Reduce Wasted Time in CI

This article explores two ways that Nx improves the average speed of your CI pipeline - nx affected and remote caching. Using the nx affected command speeds up the first CI run for a PR and remote caching speeds up every CI run after that. Both nx affected and remote caching provide more benefits to repositories with more projects and a flatter project structure.

For this discussion, we'll assume you understand the Nx mental model and have an understanding of both what the affected command is and how caching works.

Reduce Wasted Time With Affected

The nx affected command allows you to only run tasks on projects that were affected by a particular PR. This effectively eliminates the wasted time and resources that would have been spent executing tasks on projects that were unrelated to a particular PR.

How much benefit you gain from this is different for each repository, but there a few general principles that you can keep in mind as you're assessing the value of the Nx affected command for your repository. You can also use these principles to help inform your architecture decisions as you try to improve the performance of your CI system.

Repos With More Projects Gain More Value From Affected

If we look at these two trivial examples, you can see that the repository with more projects gains more value from the affected command.

One Project
Four Projects

In the one project example, every PR will affect the entire repository. In the four project example, modifying one project only affects 25% of the repository. For the one project repository nx affected -t build is identical to nx run-many -t build, whereas for the four project repository, nx affected -t build cuts out the 75% of wasted work.

With this principle in mind, you can add more applications to the repository to gain the benefits of a monorepo without suffering an exponential increase in CI execution time. This principle also encourages splitting projects into multiple projects in order to have a faster CI pipeline for the existing applications.

Flatter Repos Gain More Value From Affected

Consider the following example repo structures.


If we assume that each project has an independent 50% chance of being modified on a given PR, we can calculate the expected average number of affected projects. Intuitively, the flat structure should have less affected projects than the stacked structure and the grouped structure should fall somewhere in between. That is, in fact, the case.

If we don't use the nx affected command in CI, no matter how our repo is structured, the expected number of projects run in CI will be 3 - all of them.
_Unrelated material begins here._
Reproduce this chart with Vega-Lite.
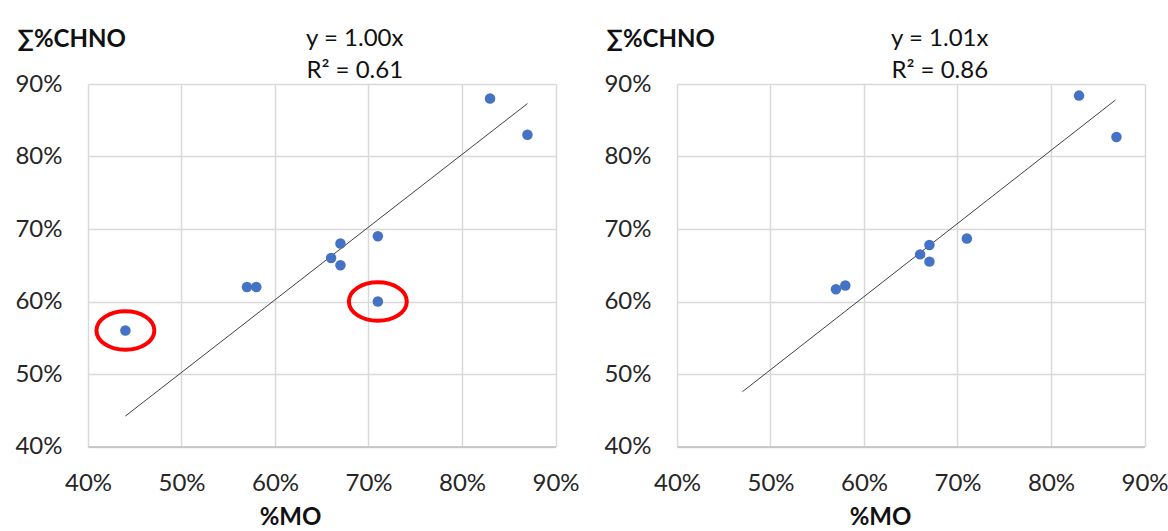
{
  "$schema": "https://vega.github.io/schema/vega-lite/v6.json",
  "background": "white",
  "padding": {"left": 14, "top": 27, "right": 0, "bottom": 0},
  "spacing": 121,
  "bounds": "flush",
  "config": {
    "font": "Lato",
    "view": {"stroke": null},
    "axis": {
      "labelFont": "Lato",
      "labelFontSize": 24,
      "labelColor": "#262626",
      "labelFlush": false,
      "grid": true,
      "gridColor": "#d9d9d9",
      "gridWidth": 1.5,
      "ticks": false,
      "domain": false,
      "titleFont": "Lato",
      "titleFontSize": 24,
      "titleFontWeight": "bold",
      "titleColor": "#111111"
    }
  },
  "datasets": {
    "left": [
      {"mo": 0.44, "chno": 0.56, "outlier": true},
      {"mo": 0.57, "chno": 0.62, "outlier": false},
      {"mo": 0.58, "chno": 0.62, "outlier": false},
      {"mo": 0.66, "chno": 0.66, "outlier": false},
      {"mo": 0.67, "chno": 0.68, "outlier": false},
      {"mo": 0.67, "chno": 0.65, "outlier": false},
      {"mo": 0.71, "chno": 0.69, "outlier": false},
      {"mo": 0.71, "chno": 0.60, "outlier": true},
      {"mo": 0.83, "chno": 0.88, "outlier": false},
      {"mo": 0.87, "chno": 0.83, "outlier": false}
    ],
    "right": [
      {"mo": 0.57, "chno": 0.617},
      {"mo": 0.58, "chno": 0.622},
      {"mo": 0.66, "chno": 0.665},
      {"mo": 0.67, "chno": 0.678},
      {"mo": 0.67, "chno": 0.655},
      {"mo": 0.71, "chno": 0.687},
      {"mo": 0.83, "chno": 0.884},
      {"mo": 0.87, "chno": 0.827}
    ],
    "trendLeft": [
      {"mo": 0.44, "chno": 0.442},
      {"mo": 0.87, "chno": 0.873}
    ],
    "trendRight": [
      {"mo": 0.47, "chno": 0.4756},
      {"mo": 0.869, "chno": 0.878}
    ]
  },
  "hconcat": [
    {
      "width": 467.5,
      "height": 362.5,
      "title": {
        "text": "y = 1.00x",
        "subtitle": "R² = 0.61",
        "anchor": "middle",
        "dx": 33,
        "font": "Lato",
        "fontSize": 24,
        "fontWeight": "normal",
        "color": "#111111",
        "subtitleFont": "Lato",
        "subtitleFontSize": 24,
        "subtitleColor": "#111111",
        "offset": -56,
        "subtitlePadding": 8
      },
      "encoding": {
        "x": {
          "field": "mo", "type": "quantitative",
          "scale": {"domain": [0.4, 0.9], "nice": false, "zero": false},
          "axis": {
            "values": [0.4, 0.5, 0.6, 0.7, 0.8, 0.9], "format": ".0%",
            "title": "%MO", "labelPadding": 25,
            "titleX": 202, "titleY": 78, "titleAlign": "center", "titleBaseline": "alphabetic",
            "domain": true, "domainColor": "#bfbfbf", "domainWidth": 1.5
          }
        },
        "y": {
          "field": "chno", "type": "quantitative",
          "scale": {"domain": [0.4, 0.9], "nice": false, "zero": false},
          "axis": {
            "values": [0.4, 0.5, 0.6, 0.7, 0.8, 0.9], "format": ".0%",
            "title": "∑%CHNO", "titleAngle": 0, "titleAlign": "left", "titleBaseline": "alphabetic",
            "titleX": -71, "titleY": -38, "labelPadding": 26
          }
        }
      },
      "layer": [
        {"data": {"name": "trendLeft"}, "mark": {"type": "line", "color": "#404040", "strokeWidth": 1}},
        {"data": {"name": "left"}, "mark": {"type": "point", "filled": true, "color": "#4472C4", "size": 110, "opacity": 1}},
        {
          "data": {"name": "left"},
          "transform": [{"filter": "datum.outlier"}],
          "mark": {
            "type": "point",
            "shape": "M1.5,0 C1.5,0.5523 0.8284,1 0,1 C-0.8284,1 -1.5,0.5523 -1.5,0 C-1.5,-0.5523 -0.8284,-1 0,-1 C0.8284,-1 1.5,-0.5523 1.5,0 Z",
            "filled": false, "stroke": "#ff0000", "strokeWidth": 4, "size": 1490, "opacity": 1
          }
        }
      ]
    },
    {
      "width": 467.5,
      "height": 362.5,
      "title": {
        "text": "y = 1.01x",
        "subtitle": "R² = 0.86",
        "anchor": "middle",
        "dx": 29,
        "font": "Lato",
        "fontSize": 24,
        "fontWeight": "normal",
        "color": "#111111",
        "subtitleFont": "Lato",
        "subtitleFontSize": 24,
        "subtitleColor": "#111111",
        "offset": -56,
        "subtitlePadding": 8
      },
      "encoding": {
        "x": {
          "field": "mo", "type": "quantitative",
          "scale": {"domain": [0.4, 0.9], "nice": false, "zero": false},
          "axis": {
            "values": [0.4, 0.5, 0.6, 0.7, 0.8, 0.9], "format": ".0%",
            "title": "%MO", "labelPadding": 25,
            "titleX": 203, "titleY": 78, "titleAlign": "center", "titleBaseline": "alphabetic",
            "domain": true, "domainColor": "#bfbfbf", "domainWidth": 1.5
          }
        },
        "y": {
          "field": "chno", "type": "quantitative",
          "scale": {"domain": [0.4, 0.9], "nice": false, "zero": false},
          "axis": {
            "values": [0.4, 0.5, 0.6, 0.7, 0.8, 0.9], "format": ".0%",
            "title": "∑%CHNO", "titleAngle": 0, "titleAlign": "left", "titleBaseline": "alphabetic",
            "titleX": -71, "titleY": -38, "labelPadding": 26
          }
        }
      },
      "layer": [
        {"data": {"name": "trendRight"}, "mark": {"type": "line", "color": "#404040", "strokeWidth": 1}},
        {"data": {"name": "right"}, "mark": {"type": "point", "filled": true, "color": "#4472C4", "size": 110, "opacity": 1}}
      ]
    }
  ]
}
Repo StructureExpected Number of Affected Projects

Note that the 50% chance of any project being modified is an arbitrary number. If we had picked a lower chance of being modified all the expected values would decrease as well. Every repository is different, but this illustrates that a flatter structure will help speed up your CI pipeline.

The Math Behind the Expected Number of Affected Projects

Reduce Wasted Time with Remote Caching

If you use a read/write token on developer machines, CI runs could be dramatically improved because they would be leveraging the work already done on the machine of the developer that pushed the PR. This set up requires you to have full trust in everyone who is capable of viewing the code base, which doesn't make sense for open source projects or for many organizations.

Remote caching is still valuable when only the CI pipelines have a read/write token.

Remote Caching Begins Helping on the Second CI Run for a Pipeline

The first time CI runs for a particular PR, affected is doing most of the work to speed up your CI run. It is rare for a task to be cached on the first run. However, if the PR doesn't pass in CI, or if you need to make a change for some reason, subsequent runs of that same PR will be able to reuse cached tasks for you.

Take a look at the example below. The projects are setup in the suboptimal stacked arrangement from before. On the first CI run, project3 was modified, so every project is affected. Then the developer realizes that project2 should be changed as well and pushes a new commit. For the second CI run, every project is still affected when compared against the main branch, but project3 hasn't changed between the first CI run and the second, so the cache from the first CI run can be used instead of re-running that task. project2 tasks need to be re-run since it was modified and project1 tasks need to be re-run since it depends on a project that was modified.

First CI Run
Second CI Run (project2 Changed)

Caching Provides More Value When There are More Projects and a Flatter Structure

The exact same reasoning that lead us to encourage more projects and a flatter structure to gain value from the affected command, also applies to caching.

If there is a single project in a repo, the cache will be broken on 100% of changes. If there are 4 unconnected projects, changing one project, allows you to use the cache for the other 3 projects.

Just as modifying a project makes projects that depend on it be affected, modifying a project also breaks the cache for projects that depend on it.